- **YOUR INSTRUCTIONS**:
Would you repeat the listing exactly but omit every picture?

- **DATASET CONTENT**:

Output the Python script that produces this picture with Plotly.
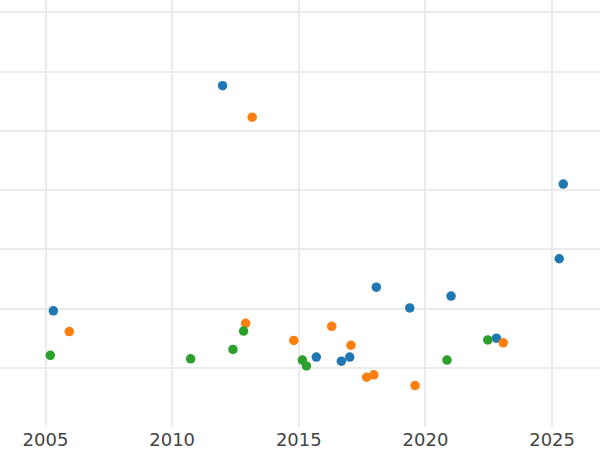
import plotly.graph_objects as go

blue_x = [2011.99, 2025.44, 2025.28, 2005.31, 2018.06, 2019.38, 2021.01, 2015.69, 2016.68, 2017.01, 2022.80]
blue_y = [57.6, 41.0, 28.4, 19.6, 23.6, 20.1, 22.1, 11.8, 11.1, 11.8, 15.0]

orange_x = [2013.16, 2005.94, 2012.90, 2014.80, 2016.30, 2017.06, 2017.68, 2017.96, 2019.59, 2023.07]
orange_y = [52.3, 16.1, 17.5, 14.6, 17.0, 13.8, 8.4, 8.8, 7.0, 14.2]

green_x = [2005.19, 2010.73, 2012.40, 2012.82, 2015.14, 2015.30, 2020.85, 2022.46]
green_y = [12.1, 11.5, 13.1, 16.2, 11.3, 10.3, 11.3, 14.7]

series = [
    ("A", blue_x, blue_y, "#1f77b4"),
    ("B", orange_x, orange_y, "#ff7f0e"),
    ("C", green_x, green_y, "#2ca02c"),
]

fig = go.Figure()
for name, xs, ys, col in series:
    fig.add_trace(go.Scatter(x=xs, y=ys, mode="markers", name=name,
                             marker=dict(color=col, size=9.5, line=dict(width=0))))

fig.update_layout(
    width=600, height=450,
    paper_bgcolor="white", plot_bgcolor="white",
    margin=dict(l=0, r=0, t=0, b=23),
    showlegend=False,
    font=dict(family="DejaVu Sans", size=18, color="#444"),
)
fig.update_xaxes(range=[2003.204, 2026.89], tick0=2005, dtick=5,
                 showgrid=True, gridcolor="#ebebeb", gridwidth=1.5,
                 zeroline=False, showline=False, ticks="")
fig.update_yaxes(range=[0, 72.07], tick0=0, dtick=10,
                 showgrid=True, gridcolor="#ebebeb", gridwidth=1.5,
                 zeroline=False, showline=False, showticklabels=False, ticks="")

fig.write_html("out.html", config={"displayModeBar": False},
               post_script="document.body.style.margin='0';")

- **ANSWER IN FULL**:
Output the Python script that produces this picture with Plotly.
import plotly.graph_objects as go

blue_x = [2011.99, 2025.44, 2025.28, 2005.31, 2018.06, 2019.38, 2021.01, 2015.69, 2016.68, 2017.01, 2022.80]
blue_y = [57.6, 41.0, 28.4, 19.6, 23.6, 20.1, 22.1, 11.8, 11.1, 11.8, 15.0]

orange_x = [2013.16, 2005.94, 2012.90, 2014.80, 2016.30, 2017.06, 2017.68, 2017.96, 2019.59, 2023.07]
orange_y = [52.3, 16.1, 17.5, 14.6, 17.0, 13.8, 8.4, 8.8, 7.0, 14.2]

green_x = [2005.19, 2010.73, 2012.40, 2012.82, 2015.14, 2015.30, 2020.85, 2022.46]
green_y = [12.1, 11.5, 13.1, 16.2, 11.3, 10.3, 11.3, 14.7]

series = [
    ("A", blue_x, blue_y, "#1f77b4"),
    ("B", orange_x, orange_y, "#ff7f0e"),
    ("C", green_x, green_y, "#2ca02c"),
]

fig = go.Figure()
for name, xs, ys, col in series:
    fig.add_trace(go.Scatter(x=xs, y=ys, mode="markers", name=name,
                             marker=dict(color=col, size=9.5, line=dict(width=0))))

fig.update_layout(
    width=600, height=450,
    paper_bgcolor="white", plot_bgcolor="white",
    margin=dict(l=0, r=0, t=0, b=23),
    showlegend=False,
    font=dict(family="DejaVu Sans", size=18, color="#444"),
)
fig.update_xaxes(range=[2003.204, 2026.89], tick0=2005, dtick=5,
                 showgrid=True, gridcolor="#ebebeb", gridwidth=1.5,
                 zeroline=False, showline=False, ticks="")
fig.update_yaxes(range=[0, 72.07], tick0=0, dtick=10,
                 showgrid=True, gridcolor="#ebebeb", gridwidth=1.5,
                 zeroline=False, showline=False, showticklabels=False, ticks="")

fig.write_html("out.html", config={"displayModeBar": False},
               post_script="document.body.style.margin='0';")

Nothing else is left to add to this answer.